Civil rights center reaches initial fundraising goal

The National Center for Civil and Human Rights reached its initial $76 million fundraising goal this week with the final coin in the kettle supplied by a $1 million gift from the Arthur M. Blank Family Foundation.

The center, slated to open in 2014, will house the Morehouse College collection of Martin Luther King Jr.’s papers. It will tell the uniquely American story of the civil rights movement and the broader tale of international human rights.

Construction crews will soon be visible at the downtown site, near the World of Coke and the Georgia Aquarium, digging a hole for the foundation of the 42,000-square-foot structure.

Work has actually been under way for several days, but most of it has been underground, as workers re-routed data lines and other utilities, said the center’s CEO, Doug Shipman.

Now the construction activity will become visible, he said.

Shipman said the National Center for Civil and Human Rights will be constructed in three phases at a total cost of $100 million. The funds on hand will pay for the first phase, which will be completed in March 2014 and will open to the public in May of that year, he said.

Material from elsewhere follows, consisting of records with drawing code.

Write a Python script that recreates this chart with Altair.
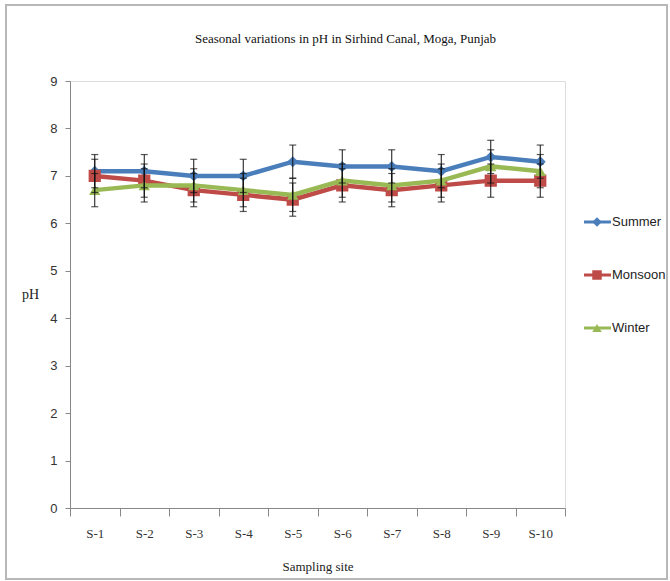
import altair as alt
import pandas as pd

sites = ["S-1", "S-2", "S-3", "S-4", "S-5", "S-6", "S-7", "S-8", "S-9", "S-10"]
series = ["Summer", "Monsoon", "Winter"]
summer = [7.1, 7.1, 7.0, 7.0, 7.3, 7.2, 7.2, 7.1, 7.4, 7.3]
monsoon = [7.0, 6.9, 6.7, 6.6, 6.5, 6.8, 6.7, 6.8, 6.9, 6.9]
winter = [6.7, 6.8, 6.8, 6.7, 6.6, 6.9, 6.8, 6.9, 7.2, 7.1]
errors = [0.35, 0.35, 0.35]
colors = ["#4a7ebb", "#be4b48", "#98b954"]
shapes = ["diamond", "square", "triangle-up"]
sizes = [120, 150, 130]

rows = []
for name, vals, e in zip(series, [summer, monsoon, winter], errors):
    for s, v in zip(sites, vals):
        rows.append({"site": s, "series": name, "value": v, "lo": v - e, "hi": v + e})
df = pd.DataFrame(rows)

W, H = 495, 427
xenc = alt.X("site:N", sort=sites, title="Sampling site",
             scale=alt.Scale(paddingInner=0, paddingOuter=0),
             axis=alt.Axis(labelAngle=0, tickBand="extent", tickSize=8,
                           labelPadding=11, titlePadding=20,
                           labelFont="Liberation Serif", labelFontSize=13,
                           titleFont="Liberation Serif", titleFontSize=13,
                           titleFontWeight="normal", labelColor="#333", titleColor="#222",
                           domainColor="#888", tickColor="#888"))
yscale = alt.Scale(domain=[0, 9], nice=False, zero=True)
yaxis = alt.Axis(values=list(range(10)), grid=False, tickSize=5, labelPadding=8,
                 labelFont="Liberation Sans", labelFontSize=13, labelColor="#333",
                 domainColor="#888", tickColor="#888", title="pH", titleAngle=0,
                 titleFont="Liberation Serif", titleFontSize=14, titleFontWeight="normal",
                 titleColor="#222", titleX=-40, titleY=220, titleAlign="center")

base = alt.Chart(df)
main_layers = []
for i, name in enumerate(series):
    b = base.transform_filter(alt.datum.series == name)
    main_layers.append(
        b.mark_line(color=colors[i], strokeWidth=4.5).encode(
            x=xenc, y=alt.Y("value:Q", scale=yscale, axis=yaxis)))
    main_layers.append(
        b.mark_point(shape=shapes[i], size=sizes[i], filled=True, opacity=1,
                     color=colors[i]).encode(
            x=xenc, y=alt.Y("value:Q", scale=yscale, axis=yaxis)))
for i, name in enumerate(series):
    b = base.transform_filter(alt.datum.series == name)
    main_layers.append(
        b.mark_rule(color="#111", strokeWidth=1).encode(
            x=xenc, y=alt.Y("lo:Q", scale=yscale, axis=yaxis), y2="hi:Q"))
    main_layers.append(
        b.mark_tick(color="#111", thickness=1.2, size=7, orient="horizontal").encode(
            x=xenc, y=alt.Y("lo:Q", scale=yscale, axis=yaxis)))
    main_layers.append(
        b.mark_tick(color="#111", thickness=1.2, size=7, orient="horizontal").encode(
            x=xenc, y=alt.Y("hi:Q", scale=yscale, axis=yaxis)))

main = alt.layer(*main_layers)

# manual legend
leg_df = pd.DataFrame({"series": series})
lscale = alt.Scale(type="point", domain=series, range=[141, 247], padding=0)
cscale = alt.Scale(domain=series, range=colors)
sscale = alt.Scale(domain=series, range=shapes)
lb = alt.Chart(leg_df)
legend = alt.layer(
    lb.mark_rule(strokeWidth=3).encode(
        x=alt.value(514), x2=alt.value(541),
        y=alt.Y("series:N", scale=lscale, axis=None),
        color=alt.Color("series:N", scale=cscale, legend=None)),
    lb.mark_point(filled=True, opacity=1, size=90).encode(
        x=alt.value(527),
        y=alt.Y("series:N", scale=lscale, axis=None),
        color=alt.Color("series:N", scale=cscale, legend=None),
        shape=alt.Shape("series:N", scale=sscale, legend=None)),
    lb.mark_text(align="left", baseline="middle", font="Liberation Sans",
                 fontSize=13, color="#222", dx=0).encode(
        x=alt.value(542),
        y=alt.Y("series:N", scale=lscale, axis=None),
        text="series:N"),
)

frame = alt.Chart(pd.DataFrame({"a": [0]})).mark_rect(
    fill=None, stroke="#b8b8b8", strokeWidth=2).encode(
    x=alt.value(-64), x2=alt.value(597), y=alt.value(-76), y2=alt.value(498))

chart = alt.layer(main, legend, frame).resolve_scale(
    y="independent", color="independent", shape="independent"
).properties(
    width=W, height=H,
    title=alt.Title("Seasonal variations in pH in Sirhind Canal, Moga, Punjab",
                    font="Liberation Serif", fontSize=13, fontWeight="normal",
                    color="#111", anchor="middle", frame="group", offset=-42, dx=28),
    autosize=alt.AutoSizeParams(type="none"),
    padding={"left": 70, "top": 81, "right": 105, "bottom": 73},
).configure_view(stroke=None).configure(background="white")

chart.save("out.html", embed_options={"renderer": "svg", "actions": False})
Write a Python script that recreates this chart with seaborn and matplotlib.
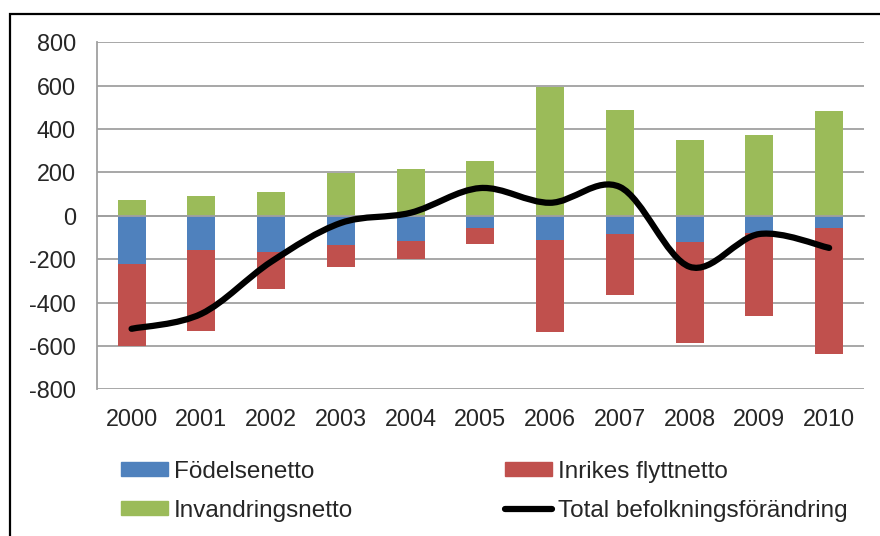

The second phase will add another 10,000 square feet, including an accessible rooftop, and should open between 2018 and 2019 at a cost of $10 million, he said. The final phase will add a 9,000-square-foot auditorium that seats 250-300.

Fundraising doesn’t end with the physical plant, Shipman said. The center will seek another $3 million to $5 million to cover educational programs, a speaker series and a film series.

The Blank Foundation has given a total of $2.5 million to the center, and the wing of the facility devoted to the civil rights movement will be named after the Blank family. Only one other donor gave more, the Wilbur and Hilda Glenn Family Foundation, which gave the organization $5.5 million, Shipman said.

“One of the things we always wanted to accomplish was to have all our funding up front before we started in earnest, because we wanted to know we could finish,” he said.

Shipman said crews will be excavating and building retaining walls this month, and will begin pouring the foundation in early April.